And behind his friend’s twinkling eyes and ready smile, Melton had seen real fear at being left behind to burn in a nuclear furnace. It made it all the more affecting that he had agreed to track Melton down for the British broadcaster, which had lost contact with him when he was injured. Bret wondered whether he would have done the same thing in Mirsaad’s place. The small coterie of full-time war correspondents tended to be close and unusually supportive of each other, but Mirsaad had spent days hunting him through the vast labyrinth of the US Transport Command and, having found him in that transit hangar out in the desert, had insisted on personally driving the injured reporter three hundred miles to Kuwait City.
‘Don’t you have a job?’ asked Melton as they waited in the lounge for his BA flight to England.
‘I am a roving reporter,’ Mirsaad replied with a grin. ‘I rove, therefore I am. And I will file many stories on the reaction to the Israeli bombs and to the American pull-out. Frankly, if it keeps me away from the bombsites themselves, I am grateful. I have heard from colleagues sent into Egypt and Syria about the conditions there. Many of them are now very sick. The network has suspended operations in the irradiated areas until they are safe. Well,
Melton snorted. ‘Not much of a ceasefire, Sadie. The Israelis wiped the field clean with a couple of airburst nukes. EMPs fried everything the Iranians had.’
Mirsaad’s fragile smile fell away. ‘You know, a lot of people are saying that if your government had not warned Tehran and the others, they would not have deployed all of their defences to be wiped out. Many people think it was a conspiracy, a plot between Washington and Tel Aviv to steal all of the oil, not just Saddam’s.’
The American regarded his friend warily. ‘Sadie,’ he said in a gentle tone, ‘Washington’s gone. Bush, Cheney, all of them. All the petrol-company head offices, motor manufacturers, arms companies, all gone. If there was a conspiracy, it was a one-way street. Everything I’ve seen tells me the Israelis completely suckered Jim Ritchie. Iranian military doctrine is to throw everything at a threat. No reserves. They got an hour or so warning and put everything up. They tried to warn their own people, with the end result that the entire country lit up in panic. Computers, phones, radio, TV, every goddamn piece of electronic equipment in the place, and none of it hardened against a pulse.’
‘So what you are really saying, Bret, is that they didn’t need to bomb the cities. They had already destroyed their enemies as functioning modern societies.’
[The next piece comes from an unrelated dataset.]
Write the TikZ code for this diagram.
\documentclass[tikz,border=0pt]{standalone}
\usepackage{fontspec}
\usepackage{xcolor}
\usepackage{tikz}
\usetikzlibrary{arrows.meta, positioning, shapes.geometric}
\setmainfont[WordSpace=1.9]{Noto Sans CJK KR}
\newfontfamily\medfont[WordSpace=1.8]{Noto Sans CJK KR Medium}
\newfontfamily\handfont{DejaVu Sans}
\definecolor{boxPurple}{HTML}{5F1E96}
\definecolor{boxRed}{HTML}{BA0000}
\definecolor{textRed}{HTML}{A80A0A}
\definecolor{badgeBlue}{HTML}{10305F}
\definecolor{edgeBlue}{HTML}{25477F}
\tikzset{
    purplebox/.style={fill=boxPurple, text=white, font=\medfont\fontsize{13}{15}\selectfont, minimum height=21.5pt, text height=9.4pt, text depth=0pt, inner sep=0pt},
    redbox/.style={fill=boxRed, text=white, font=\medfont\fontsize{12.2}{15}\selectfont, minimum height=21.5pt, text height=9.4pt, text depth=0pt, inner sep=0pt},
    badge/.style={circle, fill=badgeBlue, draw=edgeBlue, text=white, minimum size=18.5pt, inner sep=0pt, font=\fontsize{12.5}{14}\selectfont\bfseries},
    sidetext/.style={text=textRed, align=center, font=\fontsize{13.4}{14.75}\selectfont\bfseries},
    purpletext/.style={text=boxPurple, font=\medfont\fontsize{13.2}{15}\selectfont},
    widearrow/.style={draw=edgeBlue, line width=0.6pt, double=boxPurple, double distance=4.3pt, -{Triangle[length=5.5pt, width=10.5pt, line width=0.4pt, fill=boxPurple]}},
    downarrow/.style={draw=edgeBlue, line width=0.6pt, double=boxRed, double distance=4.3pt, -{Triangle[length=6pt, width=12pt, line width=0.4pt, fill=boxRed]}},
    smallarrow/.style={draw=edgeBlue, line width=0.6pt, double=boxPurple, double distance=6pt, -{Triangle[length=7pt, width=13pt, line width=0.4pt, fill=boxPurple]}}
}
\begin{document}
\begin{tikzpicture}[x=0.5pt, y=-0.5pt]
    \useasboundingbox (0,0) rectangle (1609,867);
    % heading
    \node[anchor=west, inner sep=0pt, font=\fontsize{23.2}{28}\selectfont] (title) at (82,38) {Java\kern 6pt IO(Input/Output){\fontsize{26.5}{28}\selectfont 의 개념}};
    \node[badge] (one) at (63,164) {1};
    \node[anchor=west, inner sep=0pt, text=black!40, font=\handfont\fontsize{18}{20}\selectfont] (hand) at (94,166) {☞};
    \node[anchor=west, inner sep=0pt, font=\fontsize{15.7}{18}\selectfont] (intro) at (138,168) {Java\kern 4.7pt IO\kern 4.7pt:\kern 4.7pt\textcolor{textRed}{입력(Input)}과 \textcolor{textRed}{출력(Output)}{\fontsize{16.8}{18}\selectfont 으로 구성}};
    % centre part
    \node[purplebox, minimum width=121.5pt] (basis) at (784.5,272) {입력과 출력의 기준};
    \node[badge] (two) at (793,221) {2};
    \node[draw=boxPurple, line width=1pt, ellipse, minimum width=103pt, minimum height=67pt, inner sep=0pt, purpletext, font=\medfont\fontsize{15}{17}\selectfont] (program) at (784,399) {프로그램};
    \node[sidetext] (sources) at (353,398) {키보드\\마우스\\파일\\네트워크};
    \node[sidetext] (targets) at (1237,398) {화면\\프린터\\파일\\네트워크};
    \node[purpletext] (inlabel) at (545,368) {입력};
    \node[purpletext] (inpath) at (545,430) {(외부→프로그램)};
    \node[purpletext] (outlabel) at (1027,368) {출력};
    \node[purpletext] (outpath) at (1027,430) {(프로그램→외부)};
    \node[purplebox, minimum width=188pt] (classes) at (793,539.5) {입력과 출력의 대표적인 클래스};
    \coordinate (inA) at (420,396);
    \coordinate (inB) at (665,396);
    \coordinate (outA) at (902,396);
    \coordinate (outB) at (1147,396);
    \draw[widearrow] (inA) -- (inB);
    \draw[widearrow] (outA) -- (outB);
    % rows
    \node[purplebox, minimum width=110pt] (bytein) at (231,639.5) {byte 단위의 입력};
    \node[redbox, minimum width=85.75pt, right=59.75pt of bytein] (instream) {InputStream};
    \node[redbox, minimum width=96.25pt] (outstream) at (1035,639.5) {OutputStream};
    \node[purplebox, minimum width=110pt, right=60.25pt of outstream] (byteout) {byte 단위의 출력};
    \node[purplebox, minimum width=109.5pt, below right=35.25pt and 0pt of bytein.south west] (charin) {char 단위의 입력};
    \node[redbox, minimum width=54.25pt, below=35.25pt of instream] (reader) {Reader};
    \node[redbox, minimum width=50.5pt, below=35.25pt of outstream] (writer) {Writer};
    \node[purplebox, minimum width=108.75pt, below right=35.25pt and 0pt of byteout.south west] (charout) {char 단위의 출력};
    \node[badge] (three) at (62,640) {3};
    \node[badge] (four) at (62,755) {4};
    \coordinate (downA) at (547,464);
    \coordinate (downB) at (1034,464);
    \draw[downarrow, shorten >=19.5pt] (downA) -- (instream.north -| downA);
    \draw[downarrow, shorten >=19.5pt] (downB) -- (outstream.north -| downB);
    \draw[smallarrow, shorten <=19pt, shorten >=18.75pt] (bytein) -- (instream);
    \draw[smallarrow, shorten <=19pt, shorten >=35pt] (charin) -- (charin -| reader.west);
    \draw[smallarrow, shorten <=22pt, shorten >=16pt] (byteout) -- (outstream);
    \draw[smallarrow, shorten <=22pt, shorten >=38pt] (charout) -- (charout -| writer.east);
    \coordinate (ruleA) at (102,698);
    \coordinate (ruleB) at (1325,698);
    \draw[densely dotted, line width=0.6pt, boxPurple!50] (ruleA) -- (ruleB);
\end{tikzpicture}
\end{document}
‘Well, I wouldn’t call them functioning or modern, but yes, I see your point,’ Melton replied. ‘Look, I don’t condone it – who would? By the time the final butcher’s bill is toted, they’ve probably killed, what, a hundred and fifty, two hundred million people. Christ only knows how many more if anybody else follows their lead. Possibly everyone, in the end. You know what that makes us – I mean, the US and the Disappearance?
‘You are right,’ Mirsaad conceded. ‘I apologise. I sound like some ill-bred street Arab falling on conspiracy talk like a scabrous dog on a bone. Tell me truthfully, Bret, what do you think your military will do?’
He shook his head. ‘I have no idea, Sadie. Leave you all to it, I expect. We’re out of the superpower business as of last week. Go ask the Chinese, or whoever’s running India. If Pakistan hasn’t nuked them yet.’
They fell into an uncomfortable silence as the PA called flights out to Paris, Rotterdam and Bangkok. Melton attempted to find a position in which he could recline without putting pressure on his injured butt cheek or shoulder. It was difficult. But at least for the first time in weeks he was clean, and dressed in luxuriously soft and well-fitting civilian clothes. The BBC had sent him payment in euros for the copy he’d filed before he was wounded, and had advanced him another, larger sum, on the basis of the interviews he had taken at the transit facility out in the desert. As he’d expected, they were most interested in any European angle.
Their money was still worth something in Kuwait, at least in the hermetically sealed environment of the international airport. He was able to buy clothes and replace some lost and damaged equipment. Even better than that, he’d managed to fill a few prescriptions at a pharmacy on the main concourse and, now that he had escaped the Kafkaesque frustrations of the military transport system, he could eat when he felt like it.
‘What will you do when you get to London?’ asked Mirsaad.